Nowadays, fast-scanning phased array radars at airports are used for point-like target (e.g., birds and drones) detection and tracking. The phased array is typically one-dimensional, and the beam is formed in the elevation axis. The radar scans the azimuth mechanically. The fast scanning feature in the azimuth (typically up to 60 [rpm]) allows radars of this kind to have a faster update of the atmosphere around them, which is needed for point-like target detection and tracking. Due to the fast scanning nature in azimuth, the radar has a limited dwell time per range-azimuth cell. Therefore, it limits the capability of the radar to measure the Doppler spectrum during precipitation events accurately. With conventional techniques, the radar needs to scan the azimuth slowly to measure the Doppler spectrum of the precipitation-like events accurately. A new approach based on Gaussian processes has been investigated for reconstructing the Doppler spectrum of precipitation-like events for a very fast scanning radar. This approach shows that the Doppler spectrum can be reconstructed accurately by using a few samples of the radar echoes in time by exploiting some prior knowledge of the spectrum. The radar echoes in time are modelled with a Gaussian process having a pre-defined covariance structure.

f(t) = GP(0, K(Θ))

Here f(t) is the time domain radar echoes of a typical precipitation event with time t, GP stands for Gaussian process, and K is the kernel covariance function with parameters (Θ). The kernel function is derived using the prior knowledge of typical Doppler spectrum shape for precipitation events. The parameters (Θ) of this covariance matrix (known as the hyper-parameters for the Gaussian process model) are estimated first from the available observations. The following marginal log-likelihood is maximized to obtain the optimized hyper-parameters of the kernel function.
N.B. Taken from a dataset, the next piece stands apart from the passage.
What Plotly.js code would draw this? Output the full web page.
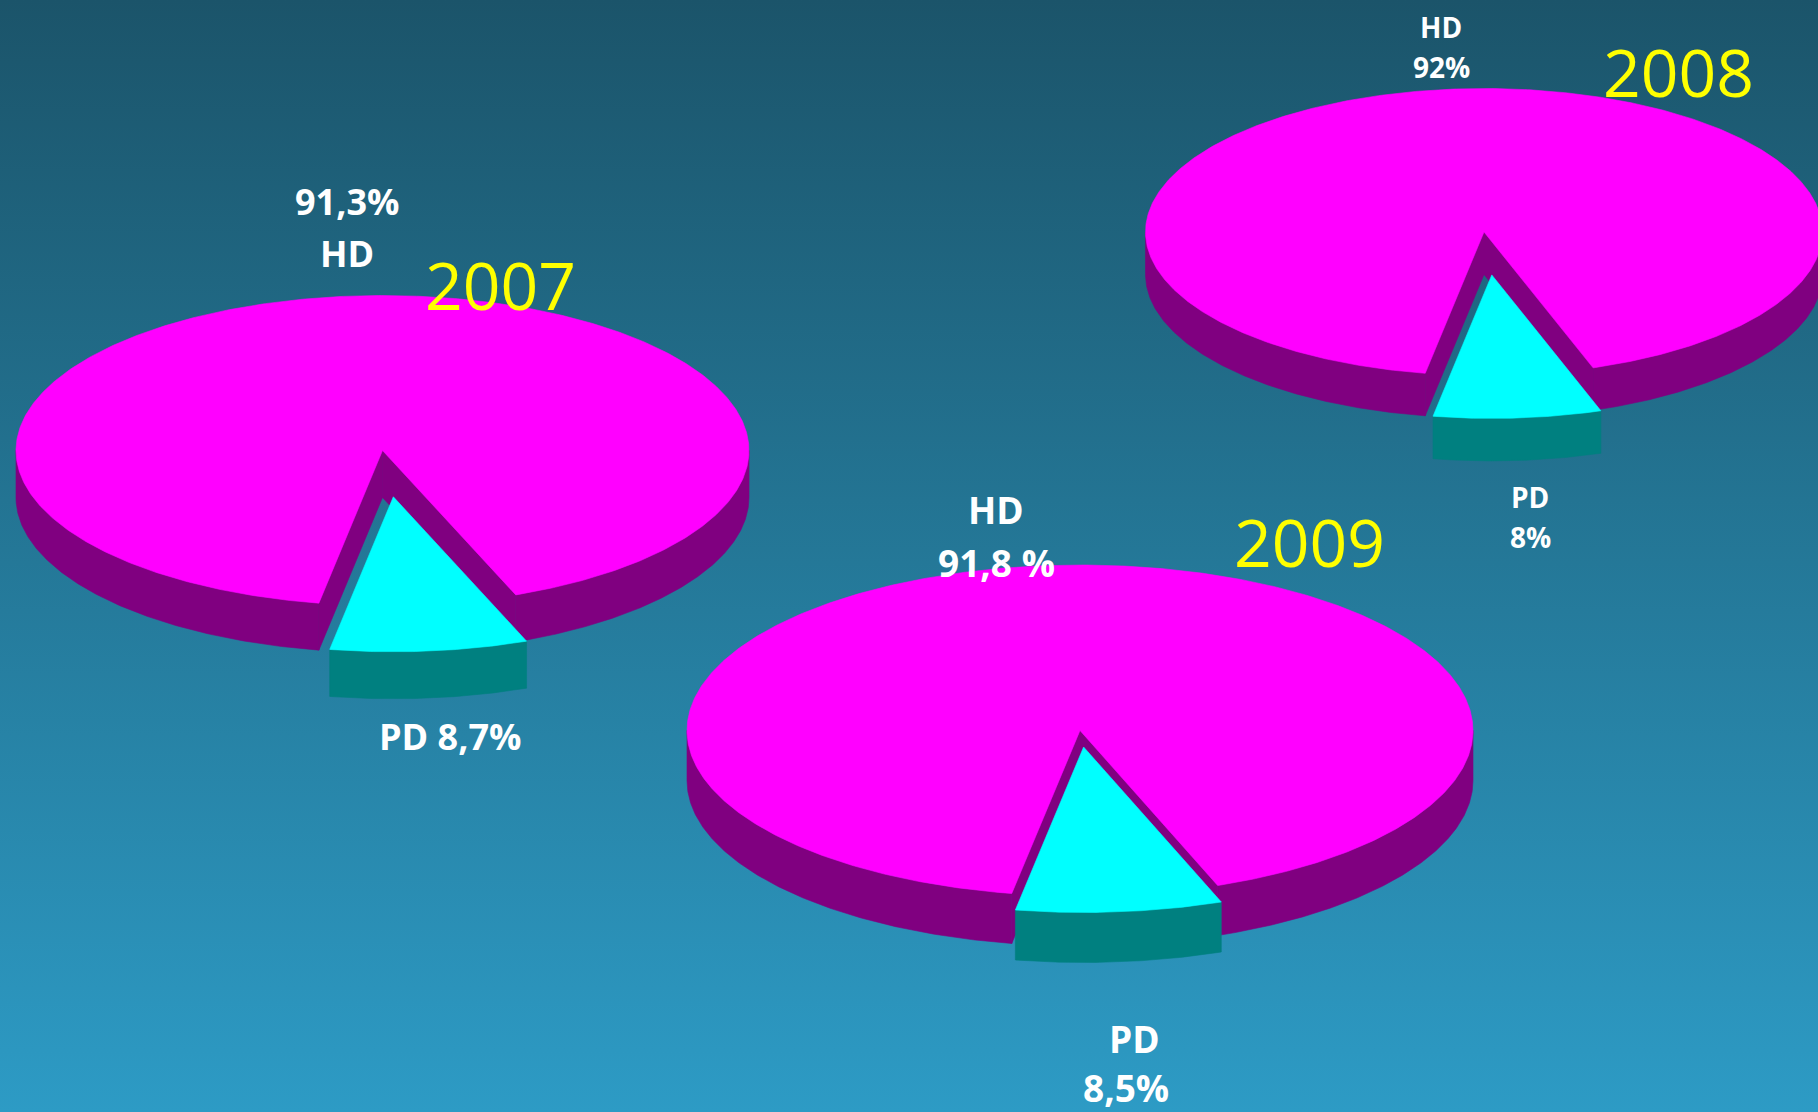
<!DOCTYPE html>
<html>
<head>
<meta charset="utf-8">
<script src="https://cdn.plot.ly/plotly-3.0.1.min.js"></script>
<style>
html, body { margin: 0; padding: 0; width: 1818px; height: 1112px; overflow: hidden; }
#chart { width: 1818px; height: 1112px; background: linear-gradient(to bottom, #1b546a 0%, #2d9bc5 100%); }
</style>
</head>
<body>
<div id="chart"></div>
<script>
// ---------- data ----------
const years = ['2007', '2008', '2009'];
const categories = ['HD', 'PD'];
const hdShare = [91.3, 92, 91.8];
const pdShare = [8.7, 8, 8.5];
const hdValueLabels = ['91,3%', '92%', '91,8 %'];
const pdValueLabels = ['8,7%', '8%', '8,5%'];

// ---------- geometry / style (pixels in the page frame) ----------
const pieGeom = [
  { cx: 382.5, cy: 450.5, rx: 366.5, ry: 155,   depth: 47,   explode: 0.3, start: -10 },
  { cx: 1484,  cy: 232,   rx: 338.5, ry: 143.5, depth: 42.5, explode: 0.3, start: -10 },
  { cx: 1080,  cy: 730.5, rx: 393,   ry: 165.5, depth: 50,   explode: 0.1, start: -10 }
];
const labelLayout = [
  { size: 36, hd: [['value', 346.5, 201.5], ['name', 346.5, 253.5]], pd: [['name value', 450, 736.5]], year: [500, 284] },
  { size: 28, hd: [['name', 1441.3, 26.7], ['value', 1441, 66.7]], pd: [['name', 1530, 497], ['value', 1530, 536.6]], year: [1678, 71] },
  { size: 37, hd: [['name', 996, 509.5], ['value', 996, 562]], pd: [['name', 1134, 1038], ['value', 1126, 1087]], year: [1309, 541] }
];
const colors = { hdTop: '#ff00ff', hdSide: '#800080', pdTop: '#00ffff', pdSide: '#008080', year: '#ffff00', label: '#ffffff' };
const fontFamily = '"Comic Sans MS", "Open Sans", "DejaVu Sans", sans-serif';

// ---------- helpers ----------
function pt(g, th, ox, oy, dz) {
  const r = th * Math.PI / 180;
  return [g.cx + ox + g.rx * Math.sin(r), g.cy + oy + g.ry * Math.cos(r) + dz];
}
function arc(g, a, b, ox, oy, dz) {
  const n = Math.max(2, Math.ceil(Math.abs(b - a) / 0.5));
  const out = [];
  for (let i = 0; i <= n; i++) out.push(pt(g, a + (b - a) * i / n, ox, oy, dz));
  return out;
}
function poly(points, color) {
  const xs = points.map(p => p[0]); xs.push(points[0][0]);
  const ys = points.map(p => p[1]); ys.push(points[0][1]);
  return { type: 'scatter', mode: 'lines', x: xs, y: ys, fill: 'toself', fillcolor: color,
           line: { color: color, width: 0.6 }, hoverinfo: 'skip', showlegend: false };
}
// front-facing parts of an angular range (front half: -90..90 mod 360)
function frontParts(a, b) {
  const parts = [];
  for (let k = -1; k <= 2; k++) {
    const lo = Math.max(a, -90 + 360 * k), hi = Math.min(b, 90 + 360 * k);
    if (hi > lo) parts.push([lo, hi]);
  }
  return parts;
}
function wall(g, a, b, ox, oy, color) {
  const top = arc(g, a, b, ox, oy, 0);
  const bot = arc(g, a, b, ox, oy, g.depth).reverse();
  return poly(top.concat(bot), color);
}

// ---------- build traces ----------
const traces = [];
const annotations = [];
const drawOrder = [1, 0, 2];

drawOrder.forEach(i => {
  const g = pieGeom[i];
  const total = hdShare[i] + pdShare[i];
  const pdSpan = 360 * pdShare[i] / total;
  const pdA = g.start, pdB = g.start + pdSpan;
  const hdA = pdB, hdB = g.start + 360;

  // HD walls
  frontParts(hdA, hdB).forEach(([lo, hi]) => traces.push(wall(g, lo, hi, 0, 0, colors.hdSide)));
  // HD radial cut faces
  [hdA, hdB].forEach(th => {
    const c = [g.cx, g.cy], p = pt(g, th, 0, 0, 0);
    traces.push(poly([c, p, [p[0], p[1] + g.depth], [c[0], c[1] + g.depth]], colors.hdSide));
  });
  // HD top
  traces.push(poly([[g.cx, g.cy]].concat(arc(g, hdA, hdB, 0, 0, 0)), colors.hdTop));

  // PD (exploded)
  const bis = (pdA + pdB) / 2 * Math.PI / 180;
  const ox = g.rx * Math.sin(bis) * g.explode, oy = g.ry * Math.cos(bis) * g.explode;
  frontParts(pdA, pdB).forEach(([lo, hi]) => traces.push(wall(g, lo, hi, ox, oy, colors.pdSide)));
  traces.push(poly([[g.cx + ox, g.cy + oy]].concat(arc(g, pdA, pdB, ox, oy, 0)), colors.pdTop));
});

function resolve(kind, name, value) {
  if (kind === 'name') return name;
  if (kind === 'value') return value;
  return name + ' ' + value;
}
years.forEach((yr, i) => {
  const L = labelLayout[i];
  L.hd.forEach(([kind, x, y]) => annotations.push({
    x, y, xref: 'x', yref: 'y', text: resolve(kind, categories[0], hdValueLabels[i]), showarrow: false,
    xanchor: 'center', yanchor: 'middle', font: { family: fontFamily, size: L.size, color: colors.label, weight: 700 }
  }));
  L.pd.forEach(([kind, x, y]) => annotations.push({
    x, y, xref: 'x', yref: 'y', text: resolve(kind, categories[1], pdValueLabels[i]), showarrow: false,
    xanchor: 'center', yanchor: 'middle', font: { family: fontFamily, size: L.size, color: colors.label, weight: 700 }
  }));
  annotations.push({
    x: L.year[0], y: L.year[1], xref: 'x', yref: 'y', text: yr, showarrow: false,
    xanchor: 'center', yanchor: 'middle', font: { family: fontFamily, size: 66, color: colors.year }
  });
});

const layout = {
  width: 1818, height: 1112,
  margin: { l: 0, r: 0, t: 0, b: 0, pad: 0 },
  paper_bgcolor: 'rgba(0,0,0,0)', plot_bgcolor: 'rgba(0,0,0,0)',
  showlegend: false,
  xaxis: { range: [0, 1818], visible: false, fixedrange: true },
  yaxis: { range: [1112, 0], visible: false, fixedrange: true },
  annotations: annotations
};
Plotly.newPlot('chart', traces, layout, { displayModeBar: false, staticPlot: true });
</script>
</body>
</html>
log(p(z|Θ)) = -1/2(z ^H K ^-1(Θ) z + |K| + N log(2π))

In the above equation, z is the observation samples, N is the number of samples, the superscript ^H is the Hermitian operator.

The next step is to reconstruct the spectrum using appropriate point estimates of the hyper-parameters. The reconstruction of the total spectrum is carried out by using theoretical models of the covariance function in the frequency domain. The frequency domain posterior of a Gaussian process prior model (in the time domain) is also Gaussian in nature. The posterior mean and covariance of the spectrum are derived and are available in closed form. As the posterior of the spectrum is known in closed form and uses a limited number of observations, the computational load is not very high. As Gaussian process models use a Bayesian framework for inference, it inherently deals with irregular/ missing observations and accounts for its uncertainty in the posterior estimate. The estimated spectrum is compared with the classical Discrete Fourier Transform (DFT) technique, and it is found that the proposed method reproduces the spectrum shape accurately with only a few samples. In contrast, the DFT approach requires a considerable number of samples.

A sample result based on simulated weather observations is shown in the attached figure. The "x" axis is normalized Doppler frequency, and the "y" axis is the power spectrum in linear scale normalized. The ground truth spectrum (plotted with pink dotted lines) is constructed using 1024 coherent time samples with the DFT approach. As the ground truth result here is constructed with a stochastic signal having a finite time interval, the spectrum contains multiple peaks inside the Gaussian envelope. The blue dotted line is the spectrum constructed with only eight samples (zero-padded till 1024) using the DFT approach. The black dotted line is the posterior mean spectrum constructed with only eight consecutive samples using the proposed approach. The green lines are several different realizations of the posterior spectrum using the proposed approach. It can be observed that the estimated spectrum using the proposed approach reconstructs the shape of the original spectrum accurately by only using a few samples in time. The presentation and the final version will explain more results and analysis of the proposed approach.